FOOTBALLER FOR ARMY.
Daily Record - Tuesday 26 June 1917
GEORGE WILSON'S APPEAL DISMISSED.
At the Appeal Tribunal for Fife and Kinross, held at Kirkcaldy yesterday— Sheriff Fleming. K.C., presiding—George Wilson (33), married, coal miner, Kirkcaldy, appealed for exemption. It is stated that was experienced miner, having worked in the pit from the time he left school until 1904. He returned to the pit in January. 1916. He was medically examined at the pithead end passed for general service, and the Coal Mines Tribunal had refused him as was not employed in the pit m August, 1915. In addition to working as a miner, he had one of the largest tobacconist and hairdresser businesses in Kirkcaldy. Captain Maxwell, the military representative, said that Mr. Wilson was rather celebrity. He was a famous football player, in fact, an Internationalist, and being a thorough athlete, was just the man for the army.

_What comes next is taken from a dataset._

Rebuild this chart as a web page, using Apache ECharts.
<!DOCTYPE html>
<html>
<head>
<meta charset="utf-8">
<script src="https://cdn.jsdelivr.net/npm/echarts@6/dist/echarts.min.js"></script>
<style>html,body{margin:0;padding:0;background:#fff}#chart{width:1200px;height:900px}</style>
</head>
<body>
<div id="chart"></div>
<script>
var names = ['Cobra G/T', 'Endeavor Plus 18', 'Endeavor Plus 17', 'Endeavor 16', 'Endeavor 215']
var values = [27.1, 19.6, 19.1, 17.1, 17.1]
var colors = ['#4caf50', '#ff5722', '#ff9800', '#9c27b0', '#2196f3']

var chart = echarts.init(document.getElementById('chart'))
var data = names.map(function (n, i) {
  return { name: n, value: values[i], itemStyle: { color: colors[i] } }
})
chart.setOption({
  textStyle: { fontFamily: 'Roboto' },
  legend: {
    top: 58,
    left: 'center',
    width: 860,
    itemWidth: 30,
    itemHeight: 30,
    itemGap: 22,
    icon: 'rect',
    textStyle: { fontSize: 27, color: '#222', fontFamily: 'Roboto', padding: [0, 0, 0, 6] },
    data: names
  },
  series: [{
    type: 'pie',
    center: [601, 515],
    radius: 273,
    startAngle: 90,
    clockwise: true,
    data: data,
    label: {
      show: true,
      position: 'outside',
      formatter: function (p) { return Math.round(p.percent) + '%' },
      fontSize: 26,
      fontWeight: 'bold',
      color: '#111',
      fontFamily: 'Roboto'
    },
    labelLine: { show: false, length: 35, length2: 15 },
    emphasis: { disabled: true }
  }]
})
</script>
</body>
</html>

SANDY YOUNG NOW IN PENITENTIARY, .AND WELL.
Liverpool Echo - Monday 28 May 1917
The "Echo" to-day received the following cablegram from Melbourne Young, who was sentenced to three years in Bendigo Gaol and was transferred to Ararat Lunatic Asylum, is now in Pentridge Penitentiary, well. The well-known Everton footballer was sentenced for the manslaughter of his brother.

J.H.GALT
Daily Record - Friday 29 June 1917
Lieutentant J.H. Galt, was wounded recently.  The many friends of the Rangers and Everton half-back will be gald to learn that he is himself again. 

"SMILER" WANTED IN ARMY.
Liverpool Echo - Friday 29 June 1917
George Wilson, the old Everton, Newcastle United, and Scottish forward, has been refused exemption by the Fife Appeal Tribunal. The ground of the appeal by Wilson, who carries on tobacconist's and hairdresser's business in Kirkcaldy, was that he was coal miner, and it was admitted that he was experienced miner. He bad, however, been refused exemption the Coal Mines Tribunal, as he was not in the pit in August, 1915. The military representative said that Wilson was thorough athlete, and just the sort of man they wanted for the Army.

NOTES AND NOTIONS
June 30, 1917. The Liverpool Football Echo
By Vin
A Wellington Barrack (London) friend tells me that the Everton players in Khaki – in compliance with the request of the shareholders at the annual meeting –have received a short and sweet note from the club thanking them for their services and wishing them a safe and speedy return. Sam Chedgzoy had quite recovered, and along with his colleagues Guardsman Kirsopp and Harrison, expects to have a “cross” shortly – a cross to France! Harrison (as on the field) has turned out a first class shot and an expert bomber. More trouble for the entrenched Hun “goalkeepers” when George heads up at the front!